Hewlett Packard Enterprise
Hewlett Packard Enterprise (HPE) is a leading global provider of information technology solutions. HPE’s April 2017 Statement to comply with the transparency obligations under the California Transparency in Supply Chains Act 2010 and UK Modern Slavery Act 2015 contains detailed information about its forced labor risk screening, prioritization, and assessment processes. It also reveals a sophisticated understanding of the specific forced labor indicators occurring in its supply chain that increase risk and vulnerability. HPE disclose the region in which many of these risks were found, an explanation of critical findings, and the steps its suppliers have, or are taking, to remediate, how HPE will validate, and the consequences of failure to comply.
THE COCA COLA COMPANY
The Coca-Cola Company (TCCC) is one the world’s largest non-alcoholic beverage companies. TCCC expressly prohibited worker-paid recruitment fees and expenses in 2014. As part of its collaboration with the Interfaith Center on Corporate Responsibility’s (ICCR) Best Practice Guidance on Ethical Recruitment of Migrant Workers, TCCC disclosed a case study on the implementation challenges it faced in Taiwan. The case study contained detailed findings at un-named suppliers including worker paid fees as high as $6,000. These practices are systemic in all sectors in Taiwan that employ foreign migrant workers.
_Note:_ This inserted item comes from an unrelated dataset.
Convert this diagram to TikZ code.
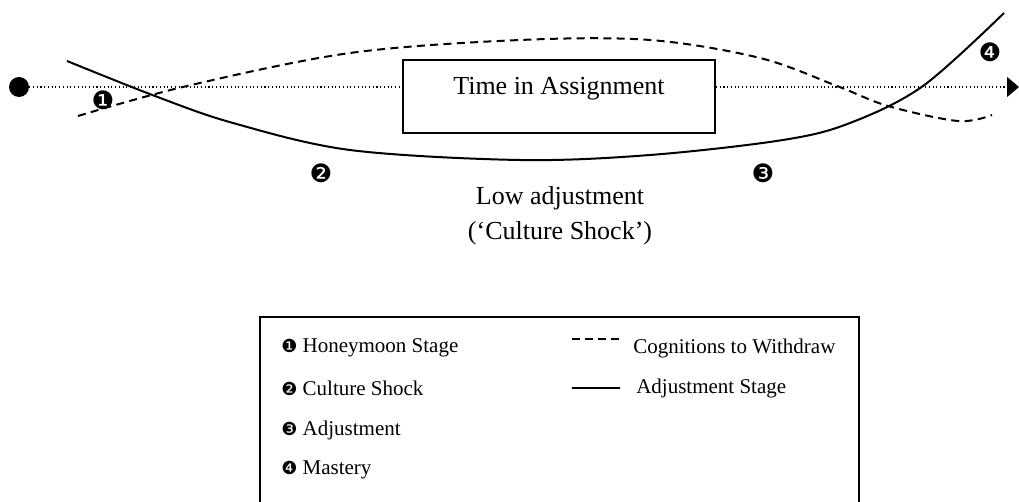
\documentclass[tikz,border=0pt]{standalone}
\usepackage{fontspec}
\setmainfont{Liberation Serif}
\newfontfamily\dingfont{DejaVu Sans}
\usetikzlibrary{arrows.meta, positioning}

\begin{document}
\begin{tikzpicture}[
    x=0.75pt, y=-0.75pt,
    stage/.style={line width=1.5pt},
    withdraw/.style={line width=1.5pt, dash pattern=on 6pt off 4pt},
    timeline/.style={dotted, line width=0.8pt},
    frame/.style={draw, line width=1.5pt, inner sep=0pt},
    marker/.style={font=\dingfont\fontsize{19}{19}\selectfont, inner sep=0pt},
    legend/.style={anchor=west, inner sep=0pt, font=\fontsize{15.75}{18}\selectfont}
]

\useasboundingbox (0,0) rectangle (1019,502);

\node[fill, circle, minimum size=15pt, inner sep=0pt] (start) at (19,87) {};
\coordinate (end) at (1019,87);

\node[frame, minimum width=234pt, minimum height=54.75pt] (box) at (559,96.5) {};
\node[font=\fontsize{19.5}{23}\selectfont] (timelabel) at (559,89) {Time in Assignment};

\draw[timeline] (start) -- (box.west |- start);
\draw[timeline, -{Triangle[length=9pt, width=15pt]}] (box.east |- end) -- (end);

% adjustment stage
\draw[stage] plot[smooth, tension=0.55] coordinates
    {(67,61) (155,96) (233,123) (350,150) (520,160) (650,155) (783,140) (850,123) (923,86) (1004,13)};

% cognitions to withdraw
\draw[withdraw] plot[smooth, tension=0.55] coordinates
    {(78,116) (187,86) (350,53) (520,40) (650,40) (760,58) (837,86) (888,106) (958,121) (992,115)};

\node[marker] (m1) at (103,100) {❶};
\node[marker] (m2) at (321,173) {❷};
\node[marker] (m3) at (763,173) {❸};
\node[marker] (m4) at (990,52)  {❹};

\node[font=\fontsize{19.5}{26}\selectfont, align=center] (low) at (560,216)
{Low adjustment\\(‘Culture Shock’)};

% legend, its lower edge lies below the page
\draw[frame] (260,510) |- (859,317) -- (859,510);

\node[legend] (l1) at (281,348) {{\dingfont\fontsize{13.5}{13.5}\selectfont ❶} Honeymoon Stage};
\node[legend] (l2) at (281,388) {{\dingfont\fontsize{13.5}{13.5}\selectfont ❷} Culture Shock};
\node[legend] (l3) at (281,430) {{\dingfont\fontsize{13.5}{13.5}\selectfont ❸} Adjustment};
\node[legend] (l4) at (281,470) {{\dingfont\fontsize{13.5}{13.5}\selectfont ❹} Mastery};

\draw[withdraw, dash pattern=on 6pt off 3.75pt] (572,339) -- (620,339);
\draw[stage] (572,388) -- (620,388);
\node[legend] (l5) at (633,348) {Cognitions to Withdraw};
\node[legend] (l6) at (636,388) {Adjustment Stage};

\end{tikzpicture}
\end{document}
TCCC’s transparency in sharing the challenges of remediating specific non-conformances including the refusal of one supplier to adopt TCCC’s no fees to workers policy on the basis that other customers did not require such a policy marks the company out as a leader in addressing these issues in supply chains.
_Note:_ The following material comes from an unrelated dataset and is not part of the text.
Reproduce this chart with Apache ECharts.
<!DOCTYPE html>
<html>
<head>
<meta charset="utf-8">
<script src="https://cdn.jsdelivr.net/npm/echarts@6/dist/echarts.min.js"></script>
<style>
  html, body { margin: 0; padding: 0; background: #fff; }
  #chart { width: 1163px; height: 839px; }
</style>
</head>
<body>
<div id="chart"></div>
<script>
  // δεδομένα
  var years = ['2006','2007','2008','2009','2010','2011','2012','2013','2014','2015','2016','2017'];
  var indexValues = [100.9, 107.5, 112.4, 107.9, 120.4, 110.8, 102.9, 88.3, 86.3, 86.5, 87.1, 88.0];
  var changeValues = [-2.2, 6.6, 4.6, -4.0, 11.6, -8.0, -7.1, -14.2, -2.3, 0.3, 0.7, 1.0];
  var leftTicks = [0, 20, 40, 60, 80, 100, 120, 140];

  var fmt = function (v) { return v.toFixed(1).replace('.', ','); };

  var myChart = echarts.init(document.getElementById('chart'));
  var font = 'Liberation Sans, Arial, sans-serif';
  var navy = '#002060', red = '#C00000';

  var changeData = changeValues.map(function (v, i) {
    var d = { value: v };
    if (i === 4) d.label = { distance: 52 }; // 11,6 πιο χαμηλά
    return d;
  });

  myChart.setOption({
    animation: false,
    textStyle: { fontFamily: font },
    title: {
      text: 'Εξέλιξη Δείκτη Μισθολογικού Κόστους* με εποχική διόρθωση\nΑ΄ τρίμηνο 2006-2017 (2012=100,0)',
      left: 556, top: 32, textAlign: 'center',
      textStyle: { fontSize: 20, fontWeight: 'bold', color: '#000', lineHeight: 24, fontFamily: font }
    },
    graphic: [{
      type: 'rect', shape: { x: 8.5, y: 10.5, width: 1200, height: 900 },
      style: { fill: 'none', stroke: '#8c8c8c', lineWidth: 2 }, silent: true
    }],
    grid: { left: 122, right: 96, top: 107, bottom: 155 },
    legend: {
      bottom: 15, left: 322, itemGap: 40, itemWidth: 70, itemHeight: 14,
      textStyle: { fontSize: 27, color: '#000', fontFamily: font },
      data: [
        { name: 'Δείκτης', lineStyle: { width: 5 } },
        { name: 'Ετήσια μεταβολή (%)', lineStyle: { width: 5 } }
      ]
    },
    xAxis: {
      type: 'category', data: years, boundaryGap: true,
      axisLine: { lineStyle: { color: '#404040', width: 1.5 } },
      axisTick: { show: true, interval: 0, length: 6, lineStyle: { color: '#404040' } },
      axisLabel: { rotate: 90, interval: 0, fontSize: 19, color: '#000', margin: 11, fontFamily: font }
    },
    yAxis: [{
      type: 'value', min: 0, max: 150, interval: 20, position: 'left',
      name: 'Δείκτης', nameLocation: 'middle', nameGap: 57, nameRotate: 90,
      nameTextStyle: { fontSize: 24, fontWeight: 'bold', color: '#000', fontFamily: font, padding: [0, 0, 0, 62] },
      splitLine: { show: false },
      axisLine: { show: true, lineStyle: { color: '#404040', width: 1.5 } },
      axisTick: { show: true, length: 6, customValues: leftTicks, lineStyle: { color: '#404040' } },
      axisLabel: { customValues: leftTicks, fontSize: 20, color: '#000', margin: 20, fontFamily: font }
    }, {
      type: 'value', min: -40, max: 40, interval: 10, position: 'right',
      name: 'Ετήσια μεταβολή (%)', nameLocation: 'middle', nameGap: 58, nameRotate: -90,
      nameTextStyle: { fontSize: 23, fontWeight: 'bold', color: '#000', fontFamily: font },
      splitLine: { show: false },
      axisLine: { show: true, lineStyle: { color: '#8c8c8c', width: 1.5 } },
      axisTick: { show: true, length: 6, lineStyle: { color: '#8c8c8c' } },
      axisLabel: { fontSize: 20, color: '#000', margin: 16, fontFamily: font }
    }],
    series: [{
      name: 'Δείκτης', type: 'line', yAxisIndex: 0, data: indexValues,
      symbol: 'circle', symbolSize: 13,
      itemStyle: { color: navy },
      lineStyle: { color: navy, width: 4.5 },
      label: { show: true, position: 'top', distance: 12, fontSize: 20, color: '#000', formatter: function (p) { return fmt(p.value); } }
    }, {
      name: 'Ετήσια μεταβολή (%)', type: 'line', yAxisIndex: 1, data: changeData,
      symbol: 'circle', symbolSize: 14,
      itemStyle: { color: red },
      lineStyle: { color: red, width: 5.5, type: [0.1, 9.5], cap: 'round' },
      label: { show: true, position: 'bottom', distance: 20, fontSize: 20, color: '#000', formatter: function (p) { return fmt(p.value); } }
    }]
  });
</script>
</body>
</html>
ASOS is a London-based online fashion retailer of apparel, footwear, and beauty products, that sells to consumers across the globe. Its January 2017 Modern Slavery Statement covering 2015-2016 is a comprehensive and transparent disclosure of the steps the company has taken to identify and address specific modern slavery risks throughout it operations and supply chain, and the commitments it made to mitigate these risks going forward. Notably, ASOS discloses its forced labor risk assessment process across its business operations starting at the country level and provides commendable detail on how it prioritizes factories for further follow up. There are also transparent and illustrative case studies on formal risk assessments it has conducted in Mauritius and Turkey, in addition to its findings and remediation approach.
MARKS AND SPENCER
Marks and Spencer (M&S) is one of the UK’s leading retailers of own brand food, apparel, and home goods in stores and online, both in the UK and internationally. In June 2017, M&S published its second Modern Slavery Statement. M&S’s forced labor risk assessment process has expanded beyond product supply chains and now covers the entire scope of its business operations. The M&S interactive supply chain map identifies 98 percent of tier-one manufacturers and their Statement discloses the priority countries with the highest forced labor risk in its product supply chains. Their Statement describes how M&S due diligence and risk assessment processes include approaches beyond conventional social compliance audits, and includes a transparent case study on findings and remediation at tier-one suppliers in Thailand.